In Kubernetes, ensuring your applications can handle varying loads and distributing traffic efficiently is crucial. This guide explores two essential aspects of Scaling and Load Balancing in Kubernetes: Horizontal Pod Autoscaling and Load Balancing Services.

Horizontal Pod Autoscaling

Horizontal Pod Autoscaling (HPA): Kubernetes HPA is a feature that automatically adjusts the number of Pods in a Deployment or ReplicaSet based on CPU utilization or custom metrics. This means your application can scale up or down in response to traffic spikes or lulls, ensuring efficient resource utilization and consistent performance.

Example Usage:

apiVersion: autoscaling/v2beta2
kind: HorizontalPodAutoscaler
metadata:
  name: my-hpa
spec:
  scaleTargetRef:
    apiVersion: apps/v1
    kind: Deployment
    name: my-deployment
  minReplicas: 2
  maxReplicas: 5
  metrics:
  - type: Resource
    resource:
      name: cpu
      target:
        type: Utilization
        averageUtilization: 70

In this example, we define an HPA that targets a Deployment called “my-deployment.” It ensures that the number of Pods scales between 2 and 5 based on CPU utilization, aiming for an average utilization of 70%.

Load Balancing Services in Kubernetes

Load Balancing Services: Kubernetes Services provide load balancing across Pods within a cluster.
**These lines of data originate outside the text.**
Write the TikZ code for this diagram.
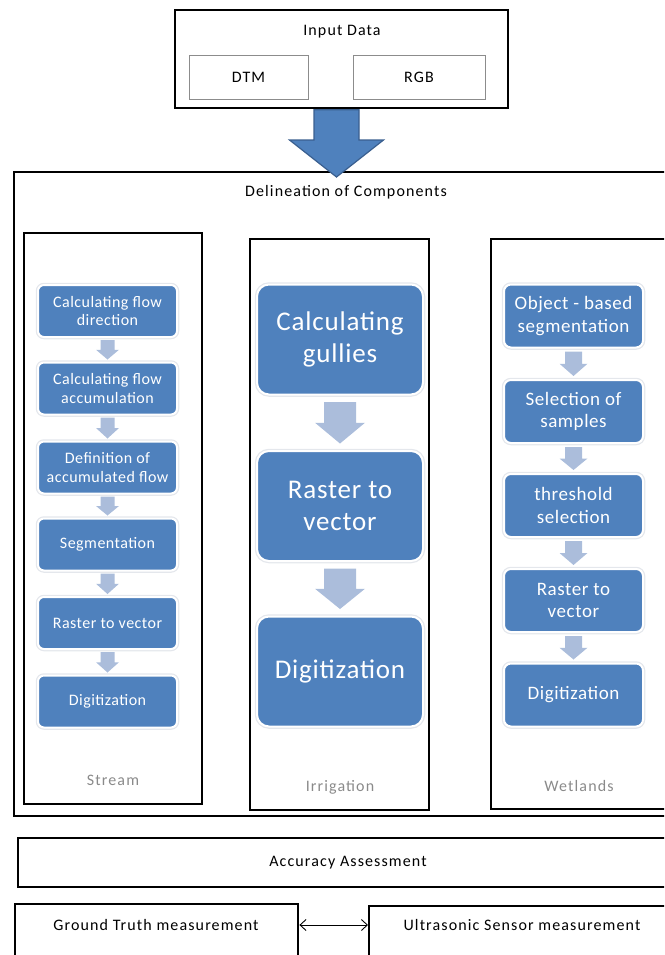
\documentclass[tikz,border=0pt]{standalone}
\usepackage{fontspec}
\setmainfont{Carlito}
\newfontfamily\spacedfont[LetterSpace=7]{Carlito}
\newfontfamily\boxfont[LetterSpace=3]{Carlito}
\usetikzlibrary{calc,arrows.meta}

\newcommand{\flowarrow}[5]{%
  \fill[arrowblue] let \p1=(#1.south), \p2=(#2.north), \p3=($(#1.south)!0.5!(#2.north)$) in
    (\x1-#3,\y1-#5) -- (\x1+#3,\y1-#5) -- (\x1+#3,\y3) -- (\x1+#4,\y3)
    -- (\x1,\y2+#5) -- (\x1-#4,\y3) -- (\x1-#3,\y3) -- cycle;}

\begin{document}
\begin{tikzpicture}[x=1pt,y=-1pt,
  frame/.style={draw=black,line width=2.4pt},
  plain/.style={font=\spacedfont\fontsize{16}{19}\selectfont,text=ink},
  databox/.style={draw=black!45,line width=0.8pt,plain},
  tag/.style={font=\spacedfont\fontsize{16}{19}\selectfont,text=tagcol},
  stepbox/.style={fill=stepblue,draw=white,line width=2pt,preaction={draw=halo,line width=4.5pt},
    text=white,align=center,inner sep=2pt},
  streamstep/.style={stepbox,rounded corners=6pt,minimum width=139pt,minimum height=52pt,
    font=\boxfont\fontsize{16}{18.5}\selectfont},
  irrigstep/.style={stepbox,rounded corners=12pt,minimum width=166pt,minimum height=110pt,
    font=\boxfont\fontsize{27}{32}\selectfont},
  wetlstep/.style={stepbox,rounded corners=7pt,minimum width=139pt,minimum height=63pt,
    font=\boxfont\fontsize{19}{22.5}\selectfont}]
\definecolor{ink}{HTML}{000000}\definecolor{tagcol}{HTML}{8A8A8A}
\definecolor{stepblue}{HTML}{4F81BD}\definecolor{arrowblue}{HTML}{ABBDDB}
\definecolor{halo}{HTML}{E4E7EC}\definecolor{bigedge}{HTML}{3A5F8F}
\useasboundingbox (0,0) rectangle (664,955);
\clip (0,0) rectangle (664,955);
\node[frame,minimum width=666pt,minimum height=644pt] (delin) at (347,494) {};
\node[plain] (delinlabel) at (346,192) {Delineation of Components};
\node[frame,minimum width=333pt,minimum height=98pt] (input) at (341.5,59) {};
\node[plain] (inputlabel) at (342,32) {Input Data};
\node[databox,minimum width=119pt,minimum height=44pt] (dtm) at (248.5,77) {DTM};
\node[databox,minimum width=132pt,minimum height=44pt] (rgb) at (419,77) {RGB};
\coordinate (tip) at (336.5,177);
\filldraw[fill=stepblue,draw=bigedge,line width=1.2pt] let \p1=(input.south -| tip), \p2=(tip) in
  (\x1-22.5pt,\y1-0.5pt) -- (\x1+22.5pt,\y1-0.5pt) -- (\x1+22.5pt,\y2+37pt) -- (\x1+47pt,\y2+37pt)
  -- (\x2,\y2) -- (\x1-47pt,\y2+37pt) -- (\x1-22.5pt,\y2+37pt) -- cycle;
\node[frame,minimum width=178pt,minimum height=571pt] (stream) at (113,518.5) {};
\node[frame,minimum width=179pt,minimum height=571pt] (irrig) at (339.5,524.5) {};
\node[frame,minimum width=179pt,minimum height=570pt] (wetl) at (580.5,524) {};
\node[streamstep] (s1) at (107.5,311) {Calculating flow\\direction};
\node[streamstep] (s2) at (107.5,388.5) {Calculating flow\\accumulation};
\node[streamstep] (s3) at (107.5,467.5) {Definition of\\accumulated flow};
\node[streamstep] (s4) at (107.5,544.5) {Segmentation};
\node[streamstep] (s5) at (107.5,623) {Raster to vector};
\node[streamstep] (s6) at (107.5,701.5) {Digitization};
\node[tag] (streamtag) at (113,780) {Stream};
\foreach \a/\b in {s1/s2,s2/s3,s3/s4,s4/s5,s5/s6}
  \flowarrow{\a}{\b}{7pt}{11.5pt}{2pt};
\node[irrigstep] (i1) at (340,339.5) {Calculating\\gullies};
\node[irrigstep] (i2) at (340,506) {Raster to\\vector};
\node[irrigstep] (i3) at (340,671.5) {Digitization};
\node[tag] (irrigtag) at (340,787) {Irrigation};
\foreach \a/\b in {i1/i2,i2/i3}
  \flowarrow{\a}{\b}{16pt}{25pt}{6.5pt};
\node[wetlstep] (w1) at (573.5,316) {Object - based\\segmentation};
\node[wetlstep] (w2) at (573.5,411.5) {Selection of\\samples};
\node[wetlstep] (w3) at (573.5,505.5) {threshold\\selection};
\node[wetlstep] (w4) at (573.5,600.5) {Raster to\\vector};
\node[wetlstep] (w5) at (573.5,695) {Digitization};
\node[tag] (wetltag) at (579,786) {Wetlands};
\foreach \a/\b in {w1/w2,w2/w3,w3/w4,w4/w5}
  \flowarrow{\a}{\b}{8.5pt}{14pt}{3pt};
\node[frame,plain,minimum width=660pt,minimum height=49pt] (accuracy) at (348,862.5) {Accuracy Assessment};
\node[frame,minimum width=283pt,minimum height=100pt,anchor=north west] (gt) at (14,903) {};
\node[plain] (gtlabel) at (156,925) {Ground Truth measurement};
\node[frame,minimum width=320pt,minimum height=100pt,anchor=north west] (us) at (368,905) {};
\node[plain] (uslabel) at (522,925) {Ultrasonic Sensor measurement};
\draw[line width=0.9pt,{Straight Barb[length=6pt,width=11pt]}-{Straight Barb[length=6pt,width=11pt]}]
  (gt.east |- gtlabel) -- (us.west |- gtlabel);
\end{tikzpicture}
\end{document}
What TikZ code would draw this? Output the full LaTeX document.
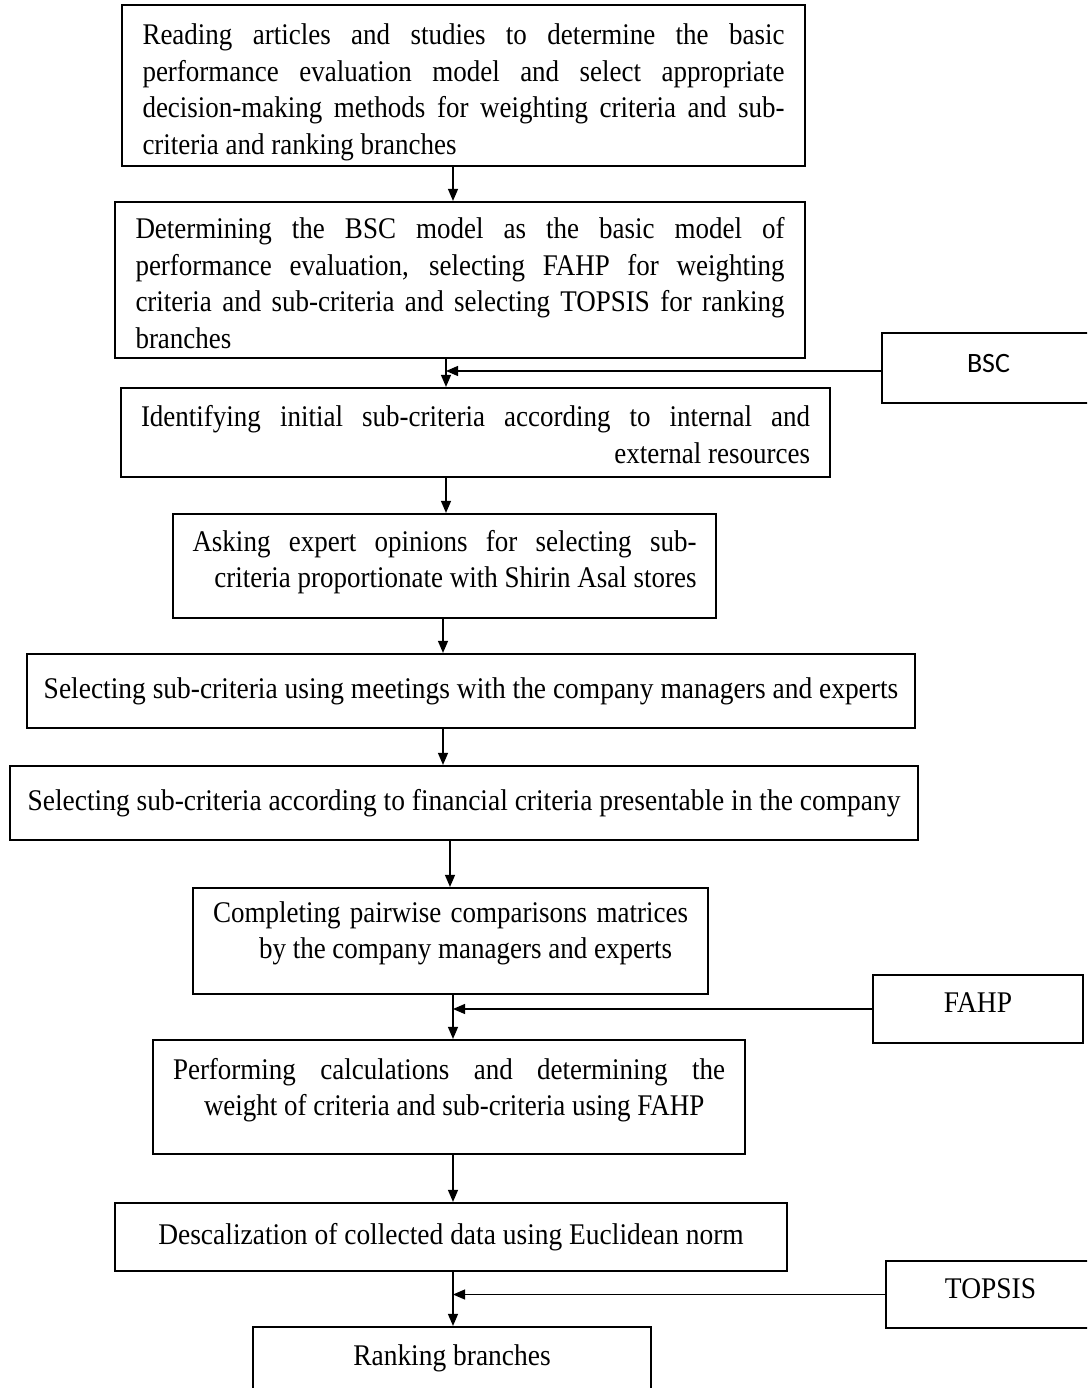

When multiple Pods replicate an application, a Service distributes incoming traffic evenly among them. This ensures high availability, fault tolerance, and efficient use of resources.

Types of Services: Kubernetes offers various types of Services, including ClusterIP, NodePort, LoadBalancer, and ExternalName, each designed for specific use cases. LoadBalancer Services, for example, automatically provision and configure external load balancers provided by cloud providers to distribute traffic to your Pods.

Example Usage:

apiVersion: v1
kind: Service
metadata:
  name: my-service
spec:
  selector:
    app: my-app
  ports:
  - protocol: TCP
    port: 80
    targetPort: 8080
  type: LoadBalancer

This example configures a LoadBalancer Service named “my-service” routing traffic to Pods labeled “app: my-app” on port 8080. The Service exposes port 80 to external traffic, automatically configuring a load balancer based on the cloud provider’s capabilities.

Conclusion

Scaling and load balancing are fundamental for maintaining the availability and performance of your applications in Kubernetes. Utilize Horizontal Pod Autoscaling and diverse Service types for efficient workload management and traffic handling in Kubernetes.